Mi sono addormentato leggendo queste parole di John Berger: «In ogni madrelingua, la mia è l’inglese, ci sono tutte le parole esistite nel tempo e che esisteranno nel tempo. Quelle parole sono nell’utero della madrelingua.»
Credo siano queste parole che, qui, dal dormiveglia, stanno dando vita a uno strano pensiero che non so come potrà reagire alla logica diurna. Ma è un’idea che mi affascina. Eccola.
Mi sto chiedendo se, anche per le immagini, esiste una lingua madre, un utero che contiene, se non tutte, almeno un piccolo nucleo, un corpus di immagini che ci accompagnano nel tempo. Immagini più o meno ricorrenti che ritornano, poi, nel corso della vita e delle nostre visoni.
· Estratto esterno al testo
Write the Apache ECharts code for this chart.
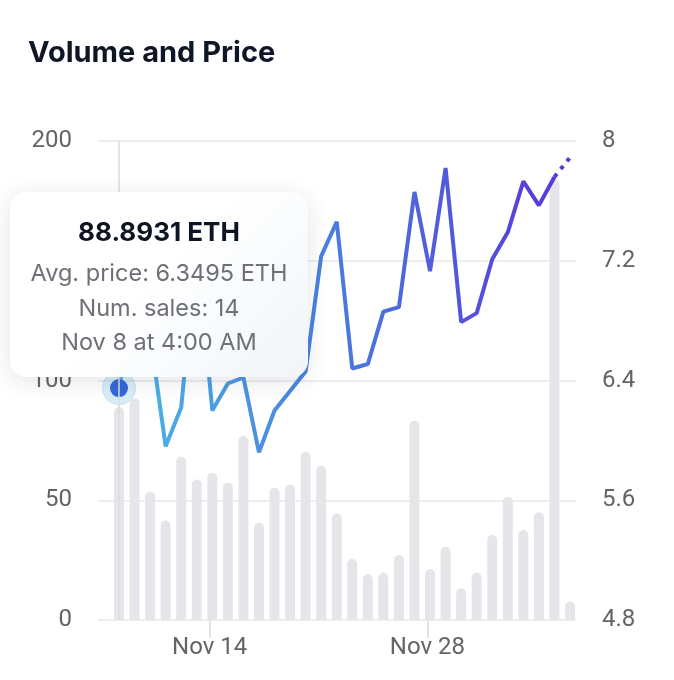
<!DOCTYPE html>
<html>
<head>
<meta charset="utf-8">
<script src="https://cdn.jsdelivr.net/npm/echarts@6/dist/echarts.min.js"></script>
<style>
  html, body { margin: 0; padding: 0; background: #ffffff; }
  #chart { width: 674px; height: 680px; }
</style>
</head>
<body>
<div id="chart"></div>
<script>
// ---- data ----
const chartTitle = 'Volume and Price';
const dates = [
  '2021-11-08 04:00', '2021-11-09 04:00', '2021-11-10 04:00', '2021-11-11 04:00', '2021-11-12 04:00',
  '2021-11-13 04:00', '2021-11-14 04:00', '2021-11-15 04:00', '2021-11-16 04:00', '2021-11-17 04:00',
  '2021-11-18 04:00', '2021-11-19 04:00', '2021-11-20 04:00', '2021-11-21 04:00', '2021-11-22 04:00',
  '2021-11-23 04:00', '2021-11-24 04:00', '2021-11-25 04:00', '2021-11-26 04:00', '2021-11-27 04:00',
  '2021-11-28 04:00', '2021-11-29 04:00', '2021-11-30 04:00', '2021-12-01 04:00', '2021-12-02 04:00',
  '2021-12-03 04:00', '2021-12-04 04:00', '2021-12-05 04:00', '2021-12-06 04:00', '2021-12-07 04:00'
];
const volume = [
  88.8931, 92.6, 53.6, 41.5, 68.2, 58.7, 61.5, 57.3, 76.8, 40.6,
  55.2, 56.6, 70.3, 64.4, 44.5, 25.5, 19.1, 19.8, 27.1, 83.2,
  21.3, 30.6, 13.2, 19.8, 35.5, 51.5, 37.6, 45.0, 184.0, 7.7
];
const avgPrice = [
  6.3495, 6.90, 6.70, 5.96, 6.22, 7.30, 6.20, 6.38, 6.42, 5.92,
  6.20, 6.33, 6.46, 7.23, 7.46, 6.48, 6.51, 6.86, 6.89, 7.66,
  7.13, 7.82, 6.79, 6.85, 7.21, 7.39, 7.73, 7.57, 7.76, 7.89
];
const selectedIndex = 0;
const selectedSales = 14;
const xTickValues = ['2021-11-14 00:00', '2021-11-28 00:00'];
const xTickLabels = ['Nov 14', 'Nov 28'];
const xRange = ['2021-11-06 19:36', '2021-12-07 13:16'];
const volumeTicks = { min: 0, max: 200, interval: 50 };
const priceTicks = { min: 4.8, max: 8, interval: 0.8 };
const monthNames = ['Jan','Feb','Mar','Apr','May','Jun','Jul','Aug','Sep','Oct','Nov','Dec'];

// ---- build ----
function parseDate(s) {
  const [d, t] = s.split(' ');
  const [y, mo, da] = d.split('-').map(Number);
  const [h, mi] = t.split(':').map(Number);
  return new Date(y, mo - 1, da, h, mi);
}
const toTime = s => parseDate(s).getTime();
const times = dates.map(toTime);
const n = dates.length;
const barData = times.map((t, i) => [t, volume[i]]);
const lineData = times.slice(0, n - 1).map((t, i) => [t, avgPrice[i]]);
const tailData = [[times[n - 2], avgPrice[n - 2]], [times[n - 1], avgPrice[n - 1]]];
const selData = [[times[selectedIndex], avgPrice[selectedIndex]]];
const tickTimes = xTickValues.map(toTime);

function fmtDate(s) {
  const d = parseDate(s);
  let h = d.getHours();
  const ampm = h >= 12 ? 'PM' : 'AM';
  h = h % 12; if (h === 0) h = 12;
  const m = String(d.getMinutes()).padStart(2, '0');
  return monthNames[d.getMonth()] + ' ' + d.getDate() + ' at ' + h + ':' + m + ' ' + ampm;
}

const labelFont = { fontFamily: 'Roboto', fontSize: 24, color: '#646464' };
const chart = echarts.init(document.getElementById('chart'), null, { renderer: 'canvas' });

chart.setOption({
  animation: false,
  backgroundColor: '#ffffff',
  title: {
    text: chartTitle,
    left: 28, top: 39, padding: 0,
    textStyle: { fontFamily: 'Inter', fontWeight: 700, fontSize: 29, color: '#0f1726' }
  },
  grid: { left: 98, right: 98, top: 141, bottom: 60, containLabel: false },
  tooltip: {
    trigger: 'axis',
    alwaysShowContent: true,
    transitionDuration: 0,
    position: [10, 192],
    padding: 0,
    borderWidth: 0,
    backgroundColor: '#ffffff',
    axisPointer: { type: 'line', lineStyle: { color: '#dcdcdc', width: 1.5, type: 'solid' } },
    extraCssText: 'width:298px;height:185px;box-sizing:border-box;border-radius:16px;' +
      'box-shadow:0 4px 22px rgba(40,50,70,0.13);background:linear-gradient(135deg,#ffffff 45%,#f1f5f9 100%);',
    formatter: function (params) {
      const list = Array.isArray(params) ? params : [params];
      let idx = selectedIndex, vol = volume[idx], pr = avgPrice[idx];
      list.forEach(p => {
        if (p.seriesName === 'Volume') { idx = p.dataIndex; vol = p.value[1]; pr = avgPrice[idx]; }
      });
      const sub = 'height:34.5px;line-height:34.5px;font-size:23.5px;color:#6e7076;white-space:nowrap;';
      return '<div style="text-align:center;font-family:Inter,sans-serif;">' +
        '<div style="padding-top:23px;height:34px;line-height:34px;font-size:26px;font-weight:700;color:#0d1424;">' +
        vol.toFixed(4) + ' ETH</div>' +
        '<div style="margin-top:7px;' + sub + '">Avg. price: ' + pr.toFixed(4) + ' ETH</div>' +
        '<div style="' + sub + '">Num. sales: ' + selectedSales + '</div>' +
        '<div style="' + sub + '">' + fmtDate(dates[idx]) + '</div>' +
        '</div>';
    }
  },
  xAxis: {
    type: 'value',
    min: toTime(xRange[0]),
    max: toTime(xRange[1]),
    axisLine: { show: false },
    splitLine: { show: false },
    axisTick: { show: true, customValues: tickTimes, length: 18, lineStyle: { color: '#d9d9d9', width: 1.5 } },
    axisLabel: {
      customValues: tickTimes,
      margin: 16,
      ...labelFont,
      formatter: function (v) {
        const i = tickTimes.indexOf(v);
        return i >= 0 ? xTickLabels[i] : '';
      }
    }
  },
  yAxis: [
    {
      type: 'value', position: 'left',
      min: volumeTicks.min, max: volumeTicks.max, interval: volumeTicks.interval,
      axisLine: { show: false }, axisTick: { show: false },
      splitLine: { lineStyle: { color: '#e8e8ea', width: 1.5 } },
      axisLabel: { margin: 26, ...labelFont }
    },
    {
      type: 'value', position: 'right',
      min: priceTicks.min, max: priceTicks.max, interval: priceTicks.interval,
      axisLine: { show: false }, axisTick: { show: false },
      splitLine: { show: false },
      axisLabel: { margin: 26, ...labelFont, formatter: v => String(+v.toFixed(1)) }
    }
  ],
  series: [
    {
      name: 'Volume', type: 'bar', yAxisIndex: 0,
      data: barData, barWidth: 10,
      itemStyle: { color: '#e5e6ea', borderRadius: [5, 5, 0, 0] },
      emphasis: { disabled: true }
    },
    {
      name: 'Avg. price', type: 'line', yAxisIndex: 1,
      data: lineData, symbol: 'none', z: 3,
      lineStyle: {
        width: 4,
        color: {
          type: 'linear', x: 0, y: 0, x2: 1, y2: 0,
          colorStops: [
            { offset: 0, color: '#4cb8e6' },
            { offset: 0.5, color: '#4a7be0' },
            { offset: 1, color: '#5938d9' }
          ]
        }
      },
      emphasis: { disabled: true }
    },
    {
      name: 'Avg. price (partial)', type: 'line', yAxisIndex: 1,
      data: tailData, symbol: 'none', z: 3,
      lineStyle: { width: 4, color: '#5a37d9', type: [4, 6] },
      emphasis: { disabled: true }
    },
    {
      name: 'Halo', type: 'scatter', yAxisIndex: 1,
      data: selData, symbolSize: 33, z: 4,
      itemStyle: { color: 'rgba(120,190,230,0.28)', borderColor: 'rgba(120,190,230,0.35)', borderWidth: 1, opacity: 1 },
      emphasis: { disabled: true }, silent: true
    },
    {
      name: 'Selected', type: 'scatter', yAxisIndex: 1,
      data: selData, symbolSize: 18, z: 5,
      itemStyle: { color: '#3468d8', opacity: 1 },
      emphasis: { disabled: true }, silent: true
    }
  ]
});

function showTip() {
  chart.dispatchAction({ type: 'showTip', seriesIndex: 0, dataIndex: selectedIndex });
}
showTip();
setTimeout(showTip, 50);
</script>
</body>
</html>
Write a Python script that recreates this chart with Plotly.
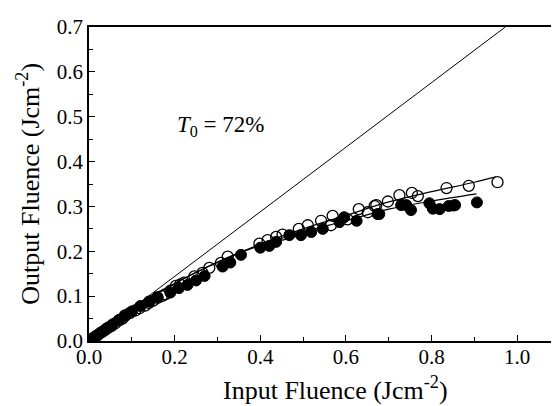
import plotly.graph_objects as go

# ---- data ----
T0 = 0.72
linear_x = [0.0, 0.7 / T0]
linear_y = [0.0, 0.7]

open_x = [0.005, 0.012, 0.02, 0.03, 0.037, 0.045, 0.052, 0.061, 0.07, 0.078, 0.084, 0.095,
          0.108, 0.118, 0.131, 0.14, 0.150, 0.160, 0.170, 0.178, 0.19, 0.203, 0.213, 0.222,
          0.246, 0.265, 0.281, 0.308, 0.324, 0.398, 0.417, 0.437, 0.452, 0.490, 0.511, 0.542,
          0.565, 0.569, 0.604, 0.630, 0.651, 0.667, 0.671, 0.698, 0.725, 0.754, 0.768, 0.835,
          0.887, 0.954]
open_y = [0.003, 0.008, 0.013, 0.02, 0.024, 0.03, 0.033, 0.039, 0.046, 0.05, 0.057, 0.062,
          0.068, 0.073, 0.079, 0.085, 0.090, 0.096, 0.100, 0.104, 0.112, 0.123, 0.126, 0.130,
          0.144, 0.152, 0.163, 0.174, 0.188, 0.217, 0.225, 0.232, 0.237, 0.250, 0.258, 0.268,
          0.258, 0.279, 0.271, 0.294, 0.287, 0.301, 0.303, 0.311, 0.325, 0.330, 0.323, 0.341,
          0.346, 0.354]

filled_x = [0.005, 0.015, 0.025, 0.04, 0.055, 0.07, 0.085, 0.10, 0.12, 0.14, 0.16, 0.19,
            0.21, 0.23, 0.25, 0.27, 0.312, 0.33, 0.355, 0.40, 0.421, 0.437, 0.468, 0.495,
            0.519, 0.546, 0.585, 0.596, 0.625, 0.674, 0.678, 0.729, 0.741, 0.752, 0.795,
            0.803, 0.819, 0.840, 0.851, 0.855, 0.906]
filled_y = [0.003, 0.01, 0.017, 0.027, 0.037, 0.047, 0.056, 0.066, 0.078, 0.088, 0.098, 0.108,
            0.118, 0.125, 0.135, 0.145, 0.166, 0.175, 0.192, 0.208, 0.212, 0.221, 0.236, 0.236,
            0.243, 0.250, 0.265, 0.276, 0.268, 0.283, 0.283, 0.303, 0.303, 0.292, 0.307,
            0.295, 0.294, 0.301, 0.302, 0.303, 0.309]

fit_open_x = [0.0, 0.05, 0.1, 0.2, 0.3, 0.4, 0.5, 0.6, 0.7, 0.8, 0.9, 0.95]
fit_open_y = [0.0, 0.036, 0.070, 0.128, 0.176, 0.216, 0.250, 0.280, 0.310, 0.333, 0.354, 0.366]
fit_filled_x = [0.0, 0.05, 0.1, 0.2, 0.3, 0.4, 0.5, 0.6, 0.7, 0.8, 0.905]
fit_filled_y = [0.0, 0.036, 0.070, 0.128, 0.175, 0.213, 0.243, 0.268, 0.294, 0.312, 0.328]

x_ticks = [0.0, 0.2, 0.4, 0.6, 0.8, 1.0]
y_ticks = [0.0, 0.1, 0.2, 0.3, 0.4, 0.5, 0.6, 0.7]

FONT = "Liberation Serif"

fig = go.Figure()
fig.add_trace(go.Scatter(x=linear_x, y=linear_y, mode="lines",
                         line=dict(color="black", width=1), showlegend=False))
fig.add_trace(go.Scatter(x=fit_filled_x, y=fit_filled_y, mode="lines", line_shape="spline",
                         line=dict(color="black", width=1.2), showlegend=False))
fig.add_trace(go.Scatter(x=fit_open_x, y=fit_open_y, mode="lines", line_shape="spline",
                         line=dict(color="black", width=1.2), showlegend=False))
fig.add_trace(go.Scatter(x=filled_x, y=filled_y, mode="markers",
                         marker=dict(symbol="circle", size=11, color="black",
                                     line=dict(color="black", width=1)),
                         showlegend=False))
fig.add_trace(go.Scatter(x=open_x, y=open_y, mode="markers",
                         marker=dict(symbol="circle-open", size=11, color="black",
                                     line=dict(color="black", width=1.3)),
                         showlegend=False))

fig.update_layout(
    width=559, height=406,
    margin=dict(l=81, r=7, t=13, b=73),
    paper_bgcolor="white", plot_bgcolor="white",
    font=dict(family=FONT, color="black", size=21),
    xaxis=dict(range=[0, 1.1], tickvals=x_ticks, ticktext=[f"{v:.1f}" for v in x_ticks],
               ticks="inside", ticklen=6, tickwidth=1.2, tickcolor="black",
               minor=dict(dtick=0.1, ticks="inside", ticklen=4, tickwidth=1.2, tickcolor="black"),
               showline=True, linecolor="black", linewidth=1.5, mirror=True,
               ticklabelstandoff=-4,
               showgrid=False, zeroline=False, tickfont=dict(size=21, family=FONT)),
    yaxis=dict(range=[0, 0.7], tickvals=y_ticks, ticktext=[f"{v:.1f}" for v in y_ticks],
               ticks="inside", ticklen=6, tickwidth=1.2, tickcolor="black",
               minor=dict(dtick=0.05, ticks="inside", ticklen=4, tickwidth=1.2, tickcolor="black"),
               showline=True, linecolor="black", linewidth=1.5,
               showgrid=False, zeroline=False, tickfont=dict(size=21, family=FONT)),
    annotations=[
        dict(text="Input Fluence (Jcm<sup>-2</sup>)", xref="paper", yref="paper",
             x=0.524, y=-0.15, xanchor="center", yanchor="middle", showarrow=False,
             font=dict(size=26, family=FONT)),
        dict(text="Output Fluence (Jcm<sup>-2</sup>)", xref="paper", yref="paper",
             x=-0.13, y=0.5, xanchor="center", yanchor="middle", textangle=-90,
             showarrow=False, font=dict(size=26, family=FONT)),
        dict(text="<i>T</i><sub>0</sub> = 72%", xref="x", yref="y",
             x=0.2, y=0.48, xanchor="left", yanchor="middle", showarrow=False,
             font=dict(size=23, family=FONT)),
    ],
)

fig.write_html("out.html")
Come, per me, il vuoto delle campagne lungo la ferrovia della mia infanzia, la luce dei lampioni che non riesce a sfondare la nebbia, la sala silenziosa dopo una lite tra i miei genitori …
Mi sto chiedendo se, per caso, non provengono dall’utero di questa Immagine-Madre le ‘inquadrature naturali’ di Luigi Ghirri
il Cile di Sergio Larrain
la Sicilia di Enzo Sellerio o di Carmelo Bongiorno
Sta suonando la sveglia. Mi alzo con questo pensiero che mi ha regalato la notte.